Clearly, both Julia Gillard and Tony Abbott have been boning up on their Chinese astrology, which describes the Snake as a calm, gentle creature that will only attack if under threat or hungry. Julia has donned a quieter, more deliberately pitched tone in her voice. And the glasses?  Obviously, they’re a nod to the Year of the Black Water Snake being ideal for “steady progress and attention to detail.” The new specs will no doubt help her to keep an eagle eye on those pesky Rudd agitators. Forget Kevin ’07. Gillard’s got this year’s mantra sorted and it goes something like: “Kev’s a Has-Been in 2013”. Ok, it doesn’t rhyme as well, but it fits the bill for being on-message.

Meanwhile in the off-season, the Opposition has clearly been undertaking some high intensity training, which for their sakes, I hope didn’t involve the use of peptides or human growth hormones. Another portent of the Snake is “focus and discipline will be necessary for you to achieve what you set out to create”. Malcolm Turnbull led the way – as most Australians wish he’d get the chance to do for us all – with a trip to a Chinese doctor (you getting the synergies here?). A few herbal concoctions and a fasting regime later, saw him emerge trim, shiny-eyed and bushy tailed.

That route proved a bit drastic and well, just too much like hard work for jolly ol’ Joe Hockey, who opted for the gastric band, which means he can still chow down on a hamburger, as long as he throws it in the mincer first.

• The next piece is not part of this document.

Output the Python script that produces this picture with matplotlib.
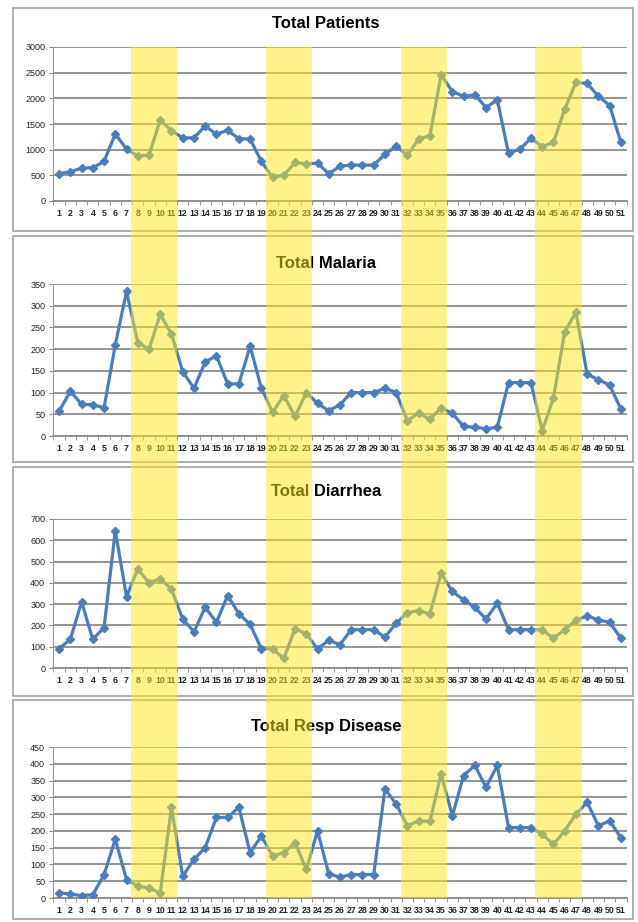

And it looks like Julie Bishop’s been lending the boys some of her tan-in-a-can, because the entire front bench looks like they spend cabinet meetings sunbaking on the back of Gina Rinehart’s yacht.

But of course, Tony Abbott has had the greatest metamorphosis of all. There’s the unrelenting wearing of the pale blue tie to perfectly accent the “I’m a Good Bloke, trust me” informal tag line. And it does look suspiciously as though he’s taken a few tips from the PM’s hairdresser and partner, Tim Mathieson and rinsed the grey edges from his crop. His catch cry morphs to “I’m a good bloke, I help out the Nippers and look! I’m A New Age Guy not afraid to colour his hair, heh heh heh!”

But the Year of the Snake emphasises the need to be on the defence. No bold moves unless provoked. Which is probably why Abbott has decided to pull the plug on his regular TV appearances. Everyone knows that this is his election to lose, and you lose unlosable elections by stuffing up. So it makes sense that his team would be micro-managing his appearances within an inch of his life so he can avoid the inevitable gaffes that the ALP is holding its breath for him to make. He’s going to stay in the long grass, watching while his frontbenchers stick their necks out. They’ll bat away at the Government and let him hibernate. Sure, he’ll plant a few cold kisses on babies’ cheeks, wave a few ‘vision things’ around and keep wearing the blue ties, but there will be a lot less of him hustling from the sidelines. His self-talk is likely to be, “When in doubt, wheel Hockey/Turnbull/Bishop out’ to face the media scrum.

For Gillard, this poses a challenge: how to lure the snake out of the grass long enough for him to be exposed and vulnerable to a gaffe of misogynistic proportions?  Pretty difficult, especially when he’s dimmed the lights in the gladiator dome of breakfast television. But he’s not her only worry. According to some Chinese astrologers, 2013 will see “fire in the water” (although “fire in the hole” is perhaps a more apt description regarding the Craig Thompson effect on the ALP).

Interestingly, 2012 was the Chinese year of the Dragon; renowned by being dramatic, full of lavish and unpredictable events. As our politicians shed their damaged skins from a turbulent, aggressive and largely unproductive 2012, it will be fascinating to watch who emerges victorious in a year when cunning, intellect and quiet, steady progress is favoured to bode well.